*What you are asked to do:* Output every line exactly as written. Leave out pictures.

*Data extract:*
━━━━━━
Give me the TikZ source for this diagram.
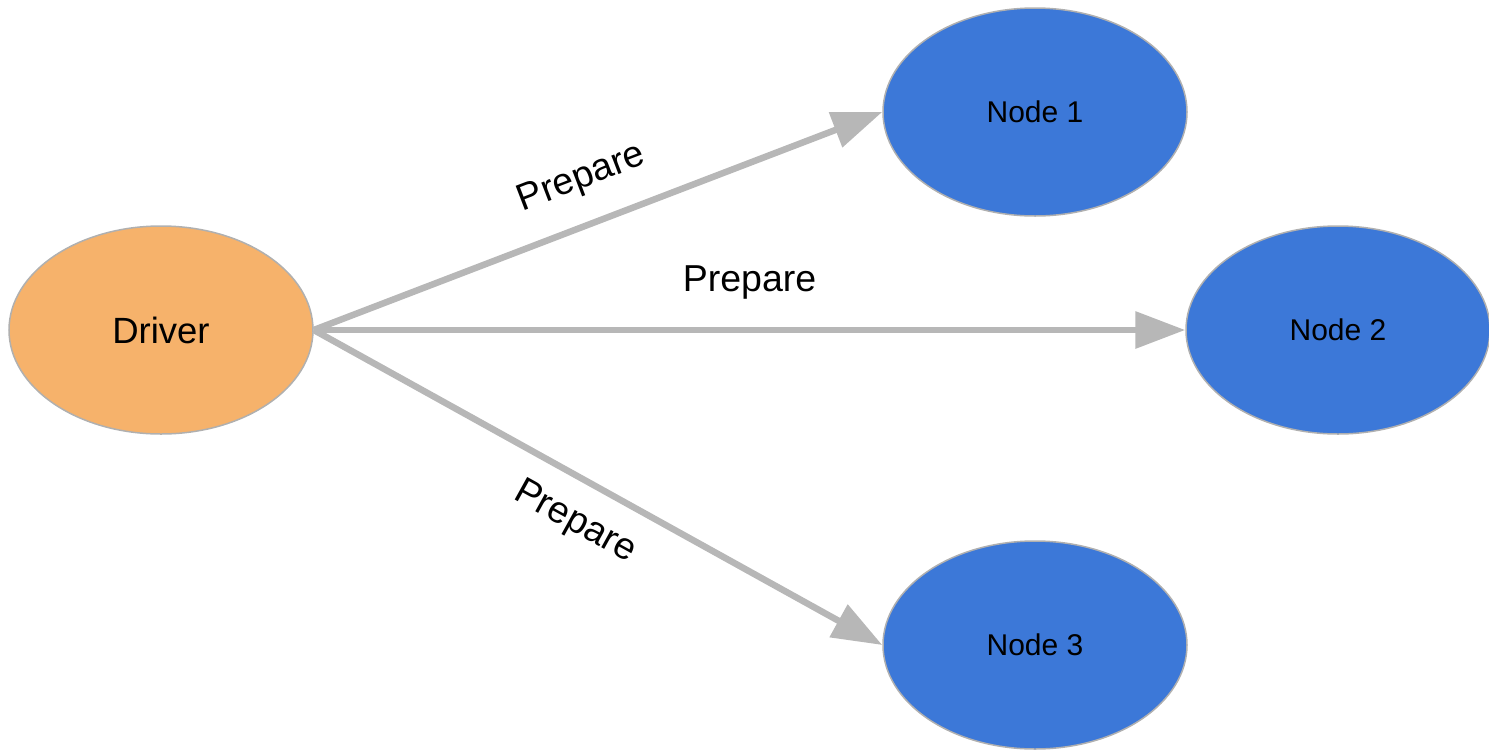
\documentclass[tikz,border=0pt]{standalone}
\usepackage{fontspec}
\setmainfont{Liberation Sans}
\usetikzlibrary{shapes.geometric,arrows.meta}
\definecolor{drvorange}{HTML}{F6B26B}
\definecolor{nodeblue}{HTML}{3C78D8}
\definecolor{linegray}{HTML}{B7B7B7}
\definecolor{bordergray}{HTML}{B0B0B0}
\tikzset{
  ell/.style={ellipse, draw=bordergray, line width=1.5pt, minimum width=304pt, minimum height=208pt, inner sep=0pt},
  drv/.style={ell, fill=drvorange, font=\fontsize{36.5}{40}\selectfont},
  wrk/.style={ell, fill=nodeblue, font=\fontsize{30}{34}\selectfont},
  conn/.style={draw=linegray, line width=6.5pt, -{Triangle[length=50pt,width=36pt]}},
  lbl/.style={font=\fontsize{37.5}{40}\selectfont, inner sep=0pt, sloped}
}
\begin{document}
\begin{tikzpicture}[x=1pt,y=-1pt]
\useasboundingbox (0,0) rectangle (1489,750);
\node[drv] (driver) at (161,330) {Driver};
\node[wrk] (n1) at (1035,112) {Node 1};
\node[wrk] (n2) at (1338,330) {Node 2};
\node[wrk] (n3) at (1035,645) {Node 3};
\draw[conn] (driver.east) -- node[lbl, pos=0.5, above=25pt] {Prepare} (n1.west);
\draw[conn] (driver.east) -- node[lbl, pos=0.5, above=27pt] {Prepare} (n2.west);
\draw[conn] (driver.east) -- node[lbl, pos=0.495, below=22pt] {Prepare} (n3.west);
\end{tikzpicture}
\end{document}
━━━━━━
*Solution for this task:*
Give me the TikZ source for this diagram.
\documentclass[tikz,border=0pt]{standalone}
\usepackage{fontspec}
\setmainfont{Liberation Sans}
\usetikzlibrary{shapes.geometric,arrows.meta}
\definecolor{drvorange}{HTML}{F6B26B}
\definecolor{nodeblue}{HTML}{3C78D8}
\definecolor{linegray}{HTML}{B7B7B7}
\definecolor{bordergray}{HTML}{B0B0B0}
\tikzset{
  ell/.style={ellipse, draw=bordergray, line width=1.5pt, minimum width=304pt, minimum height=208pt, inner sep=0pt},
  drv/.style={ell, fill=drvorange, font=\fontsize{36.5}{40}\selectfont},
  wrk/.style={ell, fill=nodeblue, font=\fontsize{30}{34}\selectfont},
  conn/.style={draw=linegray, line width=6.5pt, -{Triangle[length=50pt,width=36pt]}},
  lbl/.style={font=\fontsize{37.5}{40}\selectfont, inner sep=0pt, sloped}
}
\begin{document}
\begin{tikzpicture}[x=1pt,y=-1pt]
\useasboundingbox (0,0) rectangle (1489,750);
\node[drv] (driver) at (161,330) {Driver};
\node[wrk] (n1) at (1035,112) {Node 1};
\node[wrk] (n2) at (1338,330) {Node 2};
\node[wrk] (n3) at (1035,645) {Node 3};
\draw[conn] (driver.east) -- node[lbl, pos=0.5, above=25pt] {Prepare} (n1.west);
\draw[conn] (driver.east) -- node[lbl, pos=0.5, above=27pt] {Prepare} (n2.west);
\draw[conn] (driver.east) -- node[lbl, pos=0.495, below=22pt] {Prepare} (n3.west);
\end{tikzpicture}
\end{document}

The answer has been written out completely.